I have heard that the Civility Project is not the civility police. I don’t want to come off as the civility police either. However, I recently felt a need to speak up about comments I thought were unfair and uncivil – and I didn’t do so. Now I’m feeling like I didn’t do enough to positively support the situation. At a recent listening session for a local governmental body, a few individuals in the room frequently shouted out negative remarks when others were speaking. It certainly made me uncomfortable, and some others in attendance appeared frustrated. I don’t want to be a passive bystander. I really appreciate the listening sessions and want them to continue.
Truth be told, my initial reaction to your dilemma was to recommend a bouncer or at least a sergeant-at-arms (civility police?) to “handle” the citizens who kept shouting out uncivil remarks when others were speaking during a listening session. As you stated, it is uncomfortable and frustrating, at the very least, when people threaten a process – such as a listening session – designed to enhance citizen participation in government. Thus, the knee-jerk reaction for many of us is to just silence the troublemaker.

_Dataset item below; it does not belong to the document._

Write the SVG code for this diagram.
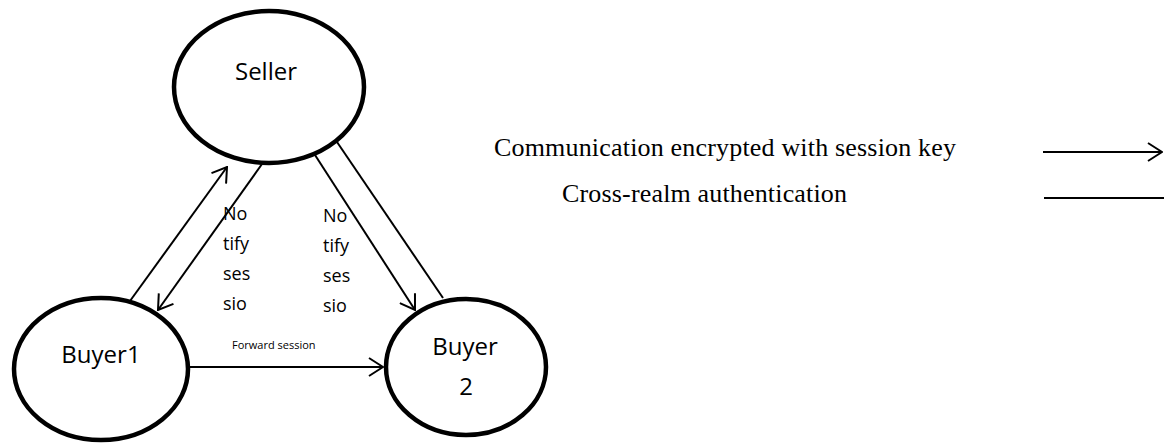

Unfortunately, silencing the troublemaker is not the solution to uncivil behavior during listening sessions or any public meetings. Squelching free speech is anathema to democracy. But in a civil society, our right to free speech requires expressing our ideas and beliefs without degrading someone else’s in the process. Otherwise debate degenerates into a useless free-for-all. Listening sessions and all open public meetings need both free speech and civility. Civil discourse and behavior are basic preconditions to any meaningful exchange of ideas.
The solution lies with the expectation that the elected or appointed leadership will create an environment of order and civility in which to effectively conduct business. With all due respect, it is not enough for our elected and appointed leaders to create policy and make decisions. They must also know how to conduct open meetings. And doing that is not easy when fierce and firmly held opinions and beliefs are at stake.
For the local governmental body you are referring to, I can think of no better way to equip them with the tools they need than to avail them of the resources of the Door County Civility Project (DCCP).
These resources include DCCP members who share their skills at conducting open meetings and forums. They also conduct “Speak Your Peace” training programs that are tailored to specific group needs. Posters that illustrate the nine tools of civility are readily available for display.
By studying and signing the civility pledge, a governmental body publicly makes the commitment to practice the core principles of civility. Among the positive outcomes, creating a culture of civility at the listening sessions will provide a foundation for dealing with those persons who would try to hijack sessions for their own personal gripes or vendettas.
Do not kick yourself for not speaking up during the listening session. I’m not sure what could have been accomplished in the moment. But you can act now. Gather information and take it to the leadership of the governmental group that held the listening session. Insist on follow-up. Then, you are not a passive bystander.